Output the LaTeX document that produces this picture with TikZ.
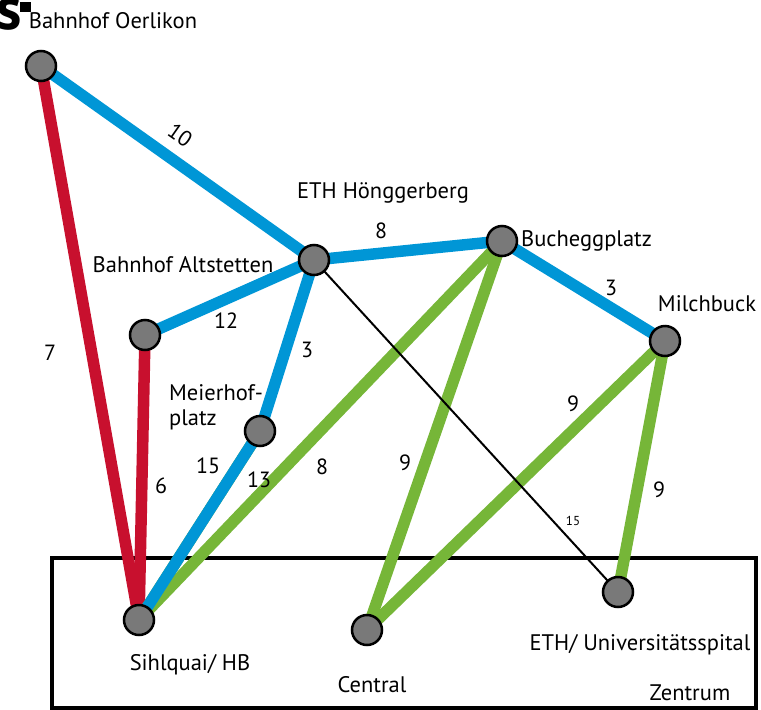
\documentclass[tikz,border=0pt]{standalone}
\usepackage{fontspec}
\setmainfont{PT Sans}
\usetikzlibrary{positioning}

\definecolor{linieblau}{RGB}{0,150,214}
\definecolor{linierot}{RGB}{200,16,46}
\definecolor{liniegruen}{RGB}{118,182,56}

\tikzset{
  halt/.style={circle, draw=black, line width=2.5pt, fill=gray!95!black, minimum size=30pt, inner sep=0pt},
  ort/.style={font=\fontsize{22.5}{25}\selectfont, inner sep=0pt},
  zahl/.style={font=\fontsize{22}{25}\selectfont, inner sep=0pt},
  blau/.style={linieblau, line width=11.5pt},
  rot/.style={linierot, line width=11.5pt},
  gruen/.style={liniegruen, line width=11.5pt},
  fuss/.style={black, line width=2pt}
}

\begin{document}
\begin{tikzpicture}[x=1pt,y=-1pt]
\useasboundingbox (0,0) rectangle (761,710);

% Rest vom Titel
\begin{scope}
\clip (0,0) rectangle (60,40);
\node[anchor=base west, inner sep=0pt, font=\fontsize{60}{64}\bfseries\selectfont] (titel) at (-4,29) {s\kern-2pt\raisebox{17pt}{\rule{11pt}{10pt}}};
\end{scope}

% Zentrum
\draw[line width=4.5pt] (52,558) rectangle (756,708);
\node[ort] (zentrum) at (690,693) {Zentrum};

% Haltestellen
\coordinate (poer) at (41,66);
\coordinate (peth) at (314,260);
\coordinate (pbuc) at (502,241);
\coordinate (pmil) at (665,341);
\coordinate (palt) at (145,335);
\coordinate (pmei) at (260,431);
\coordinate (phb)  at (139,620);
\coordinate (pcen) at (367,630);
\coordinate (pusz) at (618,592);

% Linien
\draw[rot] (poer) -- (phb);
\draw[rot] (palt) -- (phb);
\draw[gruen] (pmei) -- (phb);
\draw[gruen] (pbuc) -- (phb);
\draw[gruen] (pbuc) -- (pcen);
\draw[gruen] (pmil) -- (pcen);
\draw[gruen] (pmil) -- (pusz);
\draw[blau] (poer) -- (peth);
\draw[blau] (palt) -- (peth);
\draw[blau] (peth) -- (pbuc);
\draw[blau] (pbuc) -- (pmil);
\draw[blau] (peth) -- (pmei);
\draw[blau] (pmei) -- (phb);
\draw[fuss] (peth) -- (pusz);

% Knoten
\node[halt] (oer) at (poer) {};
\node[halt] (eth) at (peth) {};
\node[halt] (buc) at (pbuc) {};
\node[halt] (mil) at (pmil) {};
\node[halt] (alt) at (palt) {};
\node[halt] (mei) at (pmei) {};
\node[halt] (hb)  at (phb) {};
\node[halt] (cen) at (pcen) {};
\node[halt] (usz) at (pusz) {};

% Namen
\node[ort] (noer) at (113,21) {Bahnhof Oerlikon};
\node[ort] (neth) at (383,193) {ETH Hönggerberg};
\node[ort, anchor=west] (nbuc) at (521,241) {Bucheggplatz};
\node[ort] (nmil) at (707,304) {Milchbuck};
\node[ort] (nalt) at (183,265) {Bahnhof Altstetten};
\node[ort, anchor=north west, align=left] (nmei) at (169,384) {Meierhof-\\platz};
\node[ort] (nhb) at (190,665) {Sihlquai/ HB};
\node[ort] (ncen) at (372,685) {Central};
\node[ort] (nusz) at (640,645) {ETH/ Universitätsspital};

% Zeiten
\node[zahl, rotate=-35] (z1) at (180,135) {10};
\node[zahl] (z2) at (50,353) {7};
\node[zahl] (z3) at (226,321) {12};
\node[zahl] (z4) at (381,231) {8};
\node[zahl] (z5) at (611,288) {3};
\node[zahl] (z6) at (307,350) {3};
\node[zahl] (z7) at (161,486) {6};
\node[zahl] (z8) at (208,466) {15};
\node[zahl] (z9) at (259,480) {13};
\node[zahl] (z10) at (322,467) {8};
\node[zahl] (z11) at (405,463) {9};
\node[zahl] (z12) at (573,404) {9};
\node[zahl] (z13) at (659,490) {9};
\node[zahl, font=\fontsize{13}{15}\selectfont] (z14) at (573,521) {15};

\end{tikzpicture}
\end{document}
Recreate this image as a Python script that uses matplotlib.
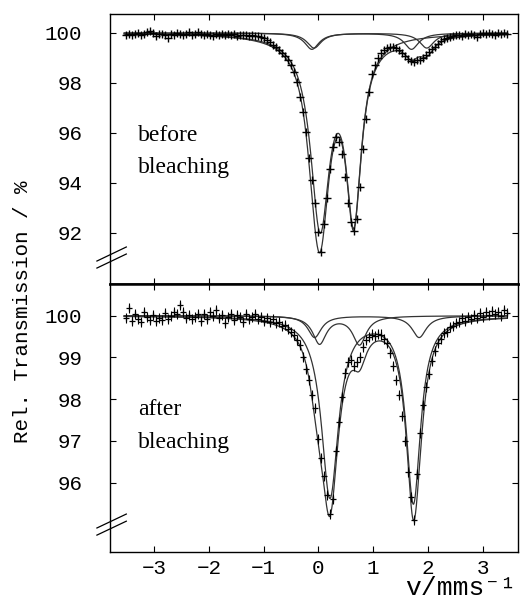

Task instructions –
Reproduce the full listing above verbatim, with no pictures included.

Exercise output –
Output the LaTeX document that produces this picture with TikZ.
\documentclass[tikz,border=0pt]{standalone}
\usepackage{fontspec}
\setmainfont{PT Sans}
\usetikzlibrary{positioning}

\definecolor{linieblau}{RGB}{0,150,214}
\definecolor{linierot}{RGB}{200,16,46}
\definecolor{liniegruen}{RGB}{118,182,56}

\tikzset{
  halt/.style={circle, draw=black, line width=2.5pt, fill=gray!95!black, minimum size=30pt, inner sep=0pt},
  ort/.style={font=\fontsize{22.5}{25}\selectfont, inner sep=0pt},
  zahl/.style={font=\fontsize{22}{25}\selectfont, inner sep=0pt},
  blau/.style={linieblau, line width=11.5pt},
  rot/.style={linierot, line width=11.5pt},
  gruen/.style={liniegruen, line width=11.5pt},
  fuss/.style={black, line width=2pt}
}

\begin{document}
\begin{tikzpicture}[x=1pt,y=-1pt]
\useasboundingbox (0,0) rectangle (761,710);

% Rest vom Titel
\begin{scope}
\clip (0,0) rectangle (60,40);
\node[anchor=base west, inner sep=0pt, font=\fontsize{60}{64}\bfseries\selectfont] (titel) at (-4,29) {s\kern-2pt\raisebox{17pt}{\rule{11pt}{10pt}}};
\end{scope}

% Zentrum
\draw[line width=4.5pt] (52,558) rectangle (756,708);
\node[ort] (zentrum) at (690,693) {Zentrum};

% Haltestellen
\coordinate (poer) at (41,66);
\coordinate (peth) at (314,260);
\coordinate (pbuc) at (502,241);
\coordinate (pmil) at (665,341);
\coordinate (palt) at (145,335);
\coordinate (pmei) at (260,431);
\coordinate (phb)  at (139,620);
\coordinate (pcen) at (367,630);
\coordinate (pusz) at (618,592);

% Linien
\draw[rot] (poer) -- (phb);
\draw[rot] (palt) -- (phb);
\draw[gruen] (pmei) -- (phb);
\draw[gruen] (pbuc) -- (phb);
\draw[gruen] (pbuc) -- (pcen);
\draw[gruen] (pmil) -- (pcen);
\draw[gruen] (pmil) -- (pusz);
\draw[blau] (poer) -- (peth);
\draw[blau] (palt) -- (peth);
\draw[blau] (peth) -- (pbuc);
\draw[blau] (pbuc) -- (pmil);
\draw[blau] (peth) -- (pmei);
\draw[blau] (pmei) -- (phb);
\draw[fuss] (peth) -- (pusz);

% Knoten
\node[halt] (oer) at (poer) {};
\node[halt] (eth) at (peth) {};
\node[halt] (buc) at (pbuc) {};
\node[halt] (mil) at (pmil) {};
\node[halt] (alt) at (palt) {};
\node[halt] (mei) at (pmei) {};
\node[halt] (hb)  at (phb) {};
\node[halt] (cen) at (pcen) {};
\node[halt] (usz) at (pusz) {};

% Namen
\node[ort] (noer) at (113,21) {Bahnhof Oerlikon};
\node[ort] (neth) at (383,193) {ETH Hönggerberg};
\node[ort, anchor=west] (nbuc) at (521,241) {Bucheggplatz};
\node[ort] (nmil) at (707,304) {Milchbuck};
\node[ort] (nalt) at (183,265) {Bahnhof Altstetten};
\node[ort, anchor=north west, align=left] (nmei) at (169,384) {Meierhof-\\platz};
\node[ort] (nhb) at (190,665) {Sihlquai/ HB};
\node[ort] (ncen) at (372,685) {Central};
\node[ort] (nusz) at (640,645) {ETH/ Universitätsspital};

% Zeiten
\node[zahl, rotate=-35] (z1) at (180,135) {10};
\node[zahl] (z2) at (50,353) {7};
\node[zahl] (z3) at (226,321) {12};
\node[zahl] (z4) at (381,231) {8};
\node[zahl] (z5) at (611,288) {3};
\node[zahl] (z6) at (307,350) {3};
\node[zahl] (z7) at (161,486) {6};
\node[zahl] (z8) at (208,466) {15};
\node[zahl] (z9) at (259,480) {13};
\node[zahl] (z10) at (322,467) {8};
\node[zahl] (z11) at (405,463) {9};
\node[zahl] (z12) at (573,404) {9};
\node[zahl] (z13) at (659,490) {9};
\node[zahl, font=\fontsize{13}{15}\selectfont] (z14) at (573,521) {15};

\end{tikzpicture}
\end{document}
Recreate this image as a Python script that uses matplotlib.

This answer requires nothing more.